**Exercise brief:** Pictures aside, write out every record exactly as it appears.
>> Start Records for this exercise
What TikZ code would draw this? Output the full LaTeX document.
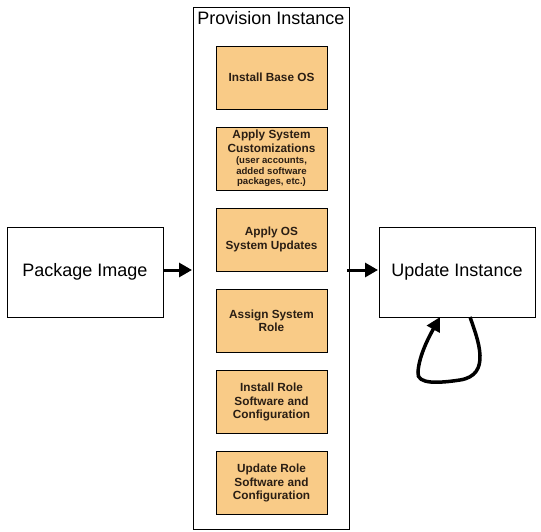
\documentclass[tikz,border=0pt]{standalone}
\usepackage{fontspec}
\setmainfont{Liberation Sans}
\usetikzlibrary{arrows.meta}
\definecolor{boxfill}{HTML}{F9CB87}
\definecolor{txt}{HTML}{2A1E14}
\begin{document}
\begin{tikzpicture}[x=1pt,y=-1pt,
  bigbox/.style={draw=black,line width=1pt,fill=white,inner sep=0pt},
  bigtext/.style={font=\fontsize{18}{20}\selectfont},
  stepbox/.style={draw=black,line width=0.9pt,fill=boxfill,minimum width=111pt,minimum height=63pt,inner sep=1pt,align=center,text=txt,font=\bfseries\fontsize{11.8}{13.5}\selectfont},
  conn/.style={line width=3pt,-{Triangle[length=13pt,width=14pt]}}]
\useasboundingbox (0,0) rectangle (541,532);
\node[bigbox,minimum width=156pt,minimum height=90pt] (pkg) at (85,272) {};
\node[bigtext] at (pkg.center) {Package Image};
\node[bigbox,minimum width=156pt,minimum height=521pt] (prov) at (271,268.5) {};
\node[bigtext,anchor=north] (provt) at (271,8) {Provision Instance};
\node[bigbox,minimum width=156pt,minimum height=90pt] (upd) at (457,272) {};
\node[bigtext] at (upd.center) {Update Instance};
\node[stepbox] (s1) at (271.5,77.5) {Install Base OS};
\node[stepbox] (s2) at (271.5,158.5) {Apply System\\Customizations\\[-2pt]{\fontsize{9.6}{10.5}\selectfont (user accounts,}\\[-3pt]{\fontsize{9.6}{10.5}\selectfont added software}\\[-3pt]{\fontsize{9.6}{10.5}\selectfont packages, etc.)}};
\node[stepbox] (s3) at (271.5,239.5) {Apply OS\\System Updates};
\node[stepbox] (s4) at (271.5,321) {Assign System\\Role};
\node[stepbox] (s5) at (271.5,402) {Install Role\\Software and\\Configuration};
\node[stepbox] (s6) at (271.5,483) {Update Role\\Software and\\Configuration};
\coordinate (a1) at (pkg.east|-0,270);
\coordinate (a2) at (192,270);
\draw[conn] (a1) -- (a2);
\coordinate (b1) at (347,270);
\coordinate (b2) at (378,270);
\draw[conn] (b1) -- (b2);
\coordinate (l1) at (470,317);
\coordinate (l2) at (440,317);
\draw[line width=3.5pt,-{Triangle[length=14pt,width=14pt]}] (l1) .. controls (478,340) and (492,375) .. (460,380)
  .. controls (440,383) and (416,385) .. (418,372)
  .. controls (419,355) and (430,335) .. (l2);
\end{tikzpicture}
\end{document}
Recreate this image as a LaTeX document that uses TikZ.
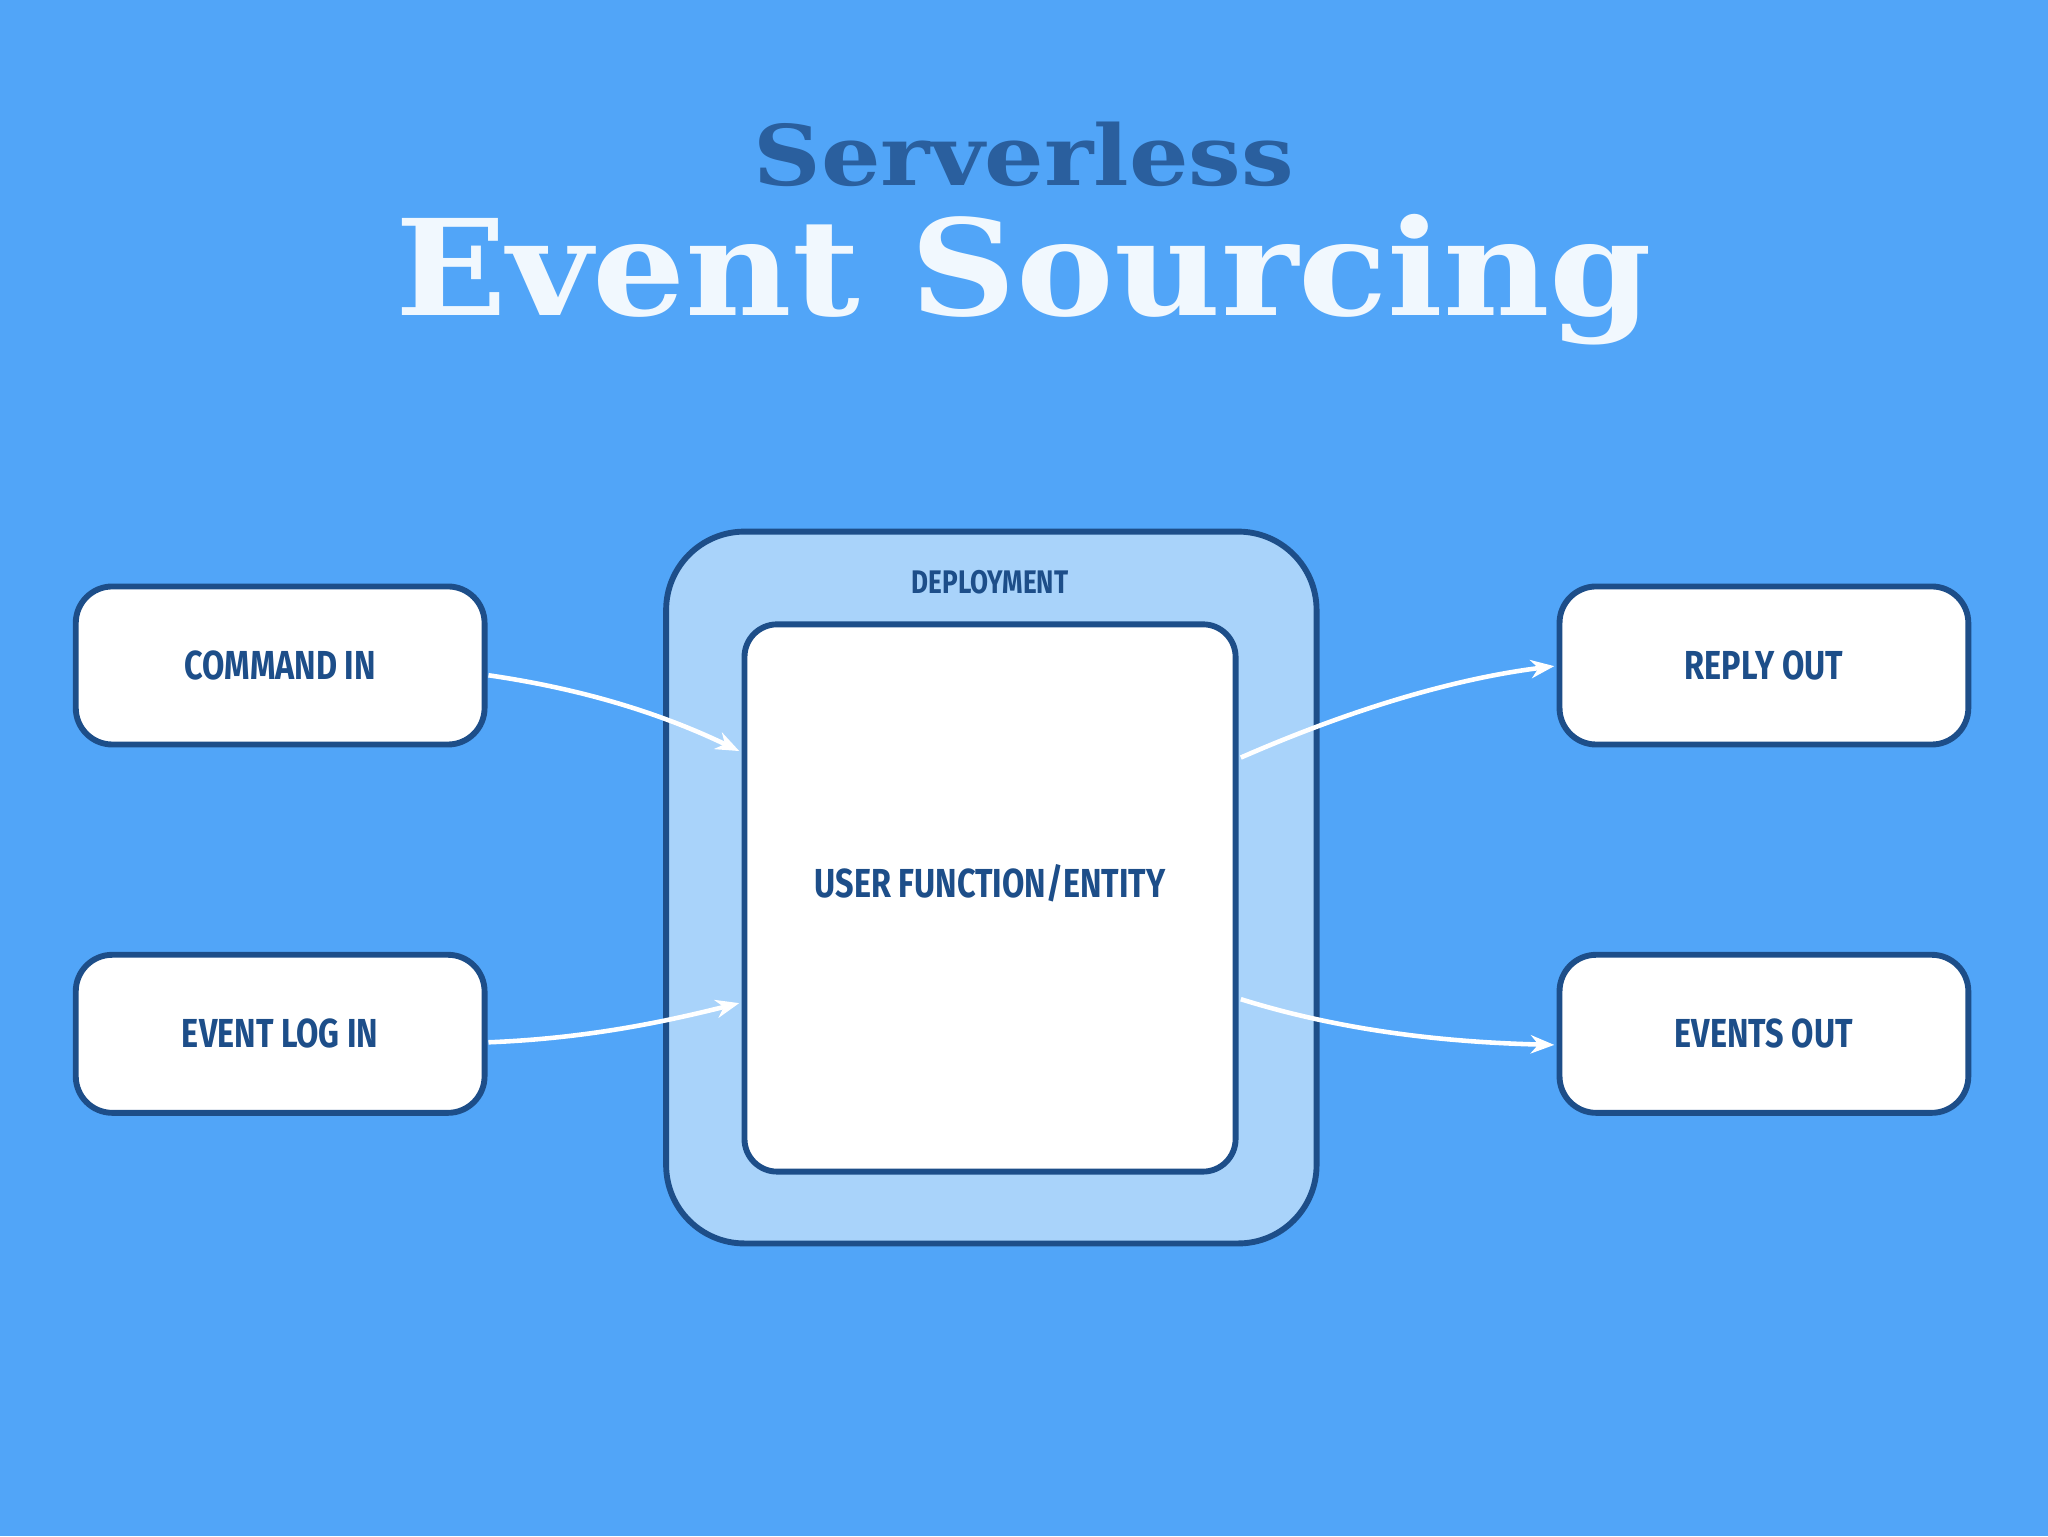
>> End Records for this exercise
**Exercise result:**
What TikZ code would draw this? Output the full LaTeX document.
\documentclass[tikz,border=0pt]{standalone}
\usepackage{fontspec}
\setmainfont{Liberation Sans}
\usetikzlibrary{arrows.meta}
\definecolor{boxfill}{HTML}{F9CB87}
\definecolor{txt}{HTML}{2A1E14}
\begin{document}
\begin{tikzpicture}[x=1pt,y=-1pt,
  bigbox/.style={draw=black,line width=1pt,fill=white,inner sep=0pt},
  bigtext/.style={font=\fontsize{18}{20}\selectfont},
  stepbox/.style={draw=black,line width=0.9pt,fill=boxfill,minimum width=111pt,minimum height=63pt,inner sep=1pt,align=center,text=txt,font=\bfseries\fontsize{11.8}{13.5}\selectfont},
  conn/.style={line width=3pt,-{Triangle[length=13pt,width=14pt]}}]
\useasboundingbox (0,0) rectangle (541,532);
\node[bigbox,minimum width=156pt,minimum height=90pt] (pkg) at (85,272) {};
\node[bigtext] at (pkg.center) {Package Image};
\node[bigbox,minimum width=156pt,minimum height=521pt] (prov) at (271,268.5) {};
\node[bigtext,anchor=north] (provt) at (271,8) {Provision Instance};
\node[bigbox,minimum width=156pt,minimum height=90pt] (upd) at (457,272) {};
\node[bigtext] at (upd.center) {Update Instance};
\node[stepbox] (s1) at (271.5,77.5) {Install Base OS};
\node[stepbox] (s2) at (271.5,158.5) {Apply System\\Customizations\\[-2pt]{\fontsize{9.6}{10.5}\selectfont (user accounts,}\\[-3pt]{\fontsize{9.6}{10.5}\selectfont added software}\\[-3pt]{\fontsize{9.6}{10.5}\selectfont packages, etc.)}};
\node[stepbox] (s3) at (271.5,239.5) {Apply OS\\System Updates};
\node[stepbox] (s4) at (271.5,321) {Assign System\\Role};
\node[stepbox] (s5) at (271.5,402) {Install Role\\Software and\\Configuration};
\node[stepbox] (s6) at (271.5,483) {Update Role\\Software and\\Configuration};
\coordinate (a1) at (pkg.east|-0,270);
\coordinate (a2) at (192,270);
\draw[conn] (a1) -- (a2);
\coordinate (b1) at (347,270);
\coordinate (b2) at (378,270);
\draw[conn] (b1) -- (b2);
\coordinate (l1) at (470,317);
\coordinate (l2) at (440,317);
\draw[line width=3.5pt,-{Triangle[length=14pt,width=14pt]}] (l1) .. controls (478,340) and (492,375) .. (460,380)
  .. controls (440,383) and (416,385) .. (418,372)
  .. controls (419,355) and (430,335) .. (l2);
\end{tikzpicture}
\end{document}
Recreate this image as a LaTeX document that uses TikZ.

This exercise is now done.